§ **Goal**
Locate every line below that contains the word "with" and copy it.

----------

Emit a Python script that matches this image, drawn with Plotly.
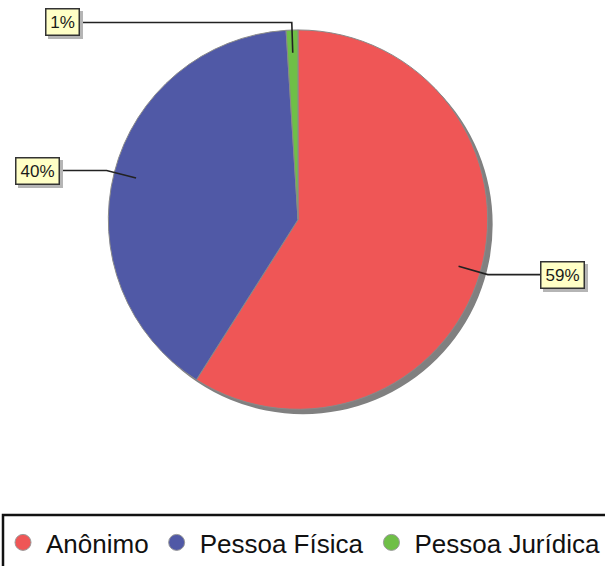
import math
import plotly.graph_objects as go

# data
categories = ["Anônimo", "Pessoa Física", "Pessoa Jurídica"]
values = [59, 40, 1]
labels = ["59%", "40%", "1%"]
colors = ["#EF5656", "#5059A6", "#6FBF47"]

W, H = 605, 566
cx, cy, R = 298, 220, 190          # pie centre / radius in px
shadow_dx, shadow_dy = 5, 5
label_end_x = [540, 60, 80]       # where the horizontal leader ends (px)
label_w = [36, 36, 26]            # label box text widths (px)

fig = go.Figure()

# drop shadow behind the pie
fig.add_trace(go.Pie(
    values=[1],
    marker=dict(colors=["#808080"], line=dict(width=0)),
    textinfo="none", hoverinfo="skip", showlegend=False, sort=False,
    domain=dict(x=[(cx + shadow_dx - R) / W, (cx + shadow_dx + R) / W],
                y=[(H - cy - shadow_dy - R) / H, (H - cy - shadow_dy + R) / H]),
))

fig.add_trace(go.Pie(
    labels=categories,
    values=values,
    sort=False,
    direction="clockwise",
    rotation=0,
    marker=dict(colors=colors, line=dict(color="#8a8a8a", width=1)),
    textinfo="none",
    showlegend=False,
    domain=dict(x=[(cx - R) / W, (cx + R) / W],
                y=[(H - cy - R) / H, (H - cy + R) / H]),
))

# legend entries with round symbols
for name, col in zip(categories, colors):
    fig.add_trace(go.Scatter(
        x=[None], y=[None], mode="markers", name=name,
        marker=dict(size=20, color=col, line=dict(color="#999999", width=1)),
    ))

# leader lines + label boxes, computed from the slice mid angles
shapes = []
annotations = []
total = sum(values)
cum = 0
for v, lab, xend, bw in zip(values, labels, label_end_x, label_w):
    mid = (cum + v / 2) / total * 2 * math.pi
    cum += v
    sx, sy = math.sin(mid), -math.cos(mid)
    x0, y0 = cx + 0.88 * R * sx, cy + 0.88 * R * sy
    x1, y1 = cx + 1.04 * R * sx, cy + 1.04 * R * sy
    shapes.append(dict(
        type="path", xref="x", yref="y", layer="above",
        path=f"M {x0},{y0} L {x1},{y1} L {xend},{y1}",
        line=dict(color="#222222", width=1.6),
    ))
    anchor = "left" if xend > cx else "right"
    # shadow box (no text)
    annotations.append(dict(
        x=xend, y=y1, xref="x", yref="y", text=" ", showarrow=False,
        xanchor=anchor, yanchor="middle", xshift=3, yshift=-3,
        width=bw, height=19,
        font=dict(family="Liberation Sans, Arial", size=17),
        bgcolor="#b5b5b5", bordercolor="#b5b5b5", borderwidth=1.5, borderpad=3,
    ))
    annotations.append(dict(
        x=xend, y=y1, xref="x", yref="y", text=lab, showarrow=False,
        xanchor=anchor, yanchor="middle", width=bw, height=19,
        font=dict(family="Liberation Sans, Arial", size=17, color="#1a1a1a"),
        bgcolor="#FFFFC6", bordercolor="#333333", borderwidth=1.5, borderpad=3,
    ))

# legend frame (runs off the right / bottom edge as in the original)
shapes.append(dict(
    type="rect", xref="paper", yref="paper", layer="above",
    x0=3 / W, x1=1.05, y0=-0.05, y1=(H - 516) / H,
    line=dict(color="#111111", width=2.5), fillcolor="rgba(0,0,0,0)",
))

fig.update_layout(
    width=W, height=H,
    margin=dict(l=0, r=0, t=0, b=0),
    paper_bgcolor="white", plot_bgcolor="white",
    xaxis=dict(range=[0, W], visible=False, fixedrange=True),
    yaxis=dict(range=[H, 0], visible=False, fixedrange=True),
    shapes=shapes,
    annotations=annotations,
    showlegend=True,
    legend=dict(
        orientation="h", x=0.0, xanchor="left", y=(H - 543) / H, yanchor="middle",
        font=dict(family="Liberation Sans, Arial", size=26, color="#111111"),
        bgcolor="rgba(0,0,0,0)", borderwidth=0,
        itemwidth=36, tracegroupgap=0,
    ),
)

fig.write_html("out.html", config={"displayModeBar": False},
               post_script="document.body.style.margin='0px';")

----------

§ **Solution below**
Emit a Python script that matches this image, drawn with Plotly.
# legend entries with round symbols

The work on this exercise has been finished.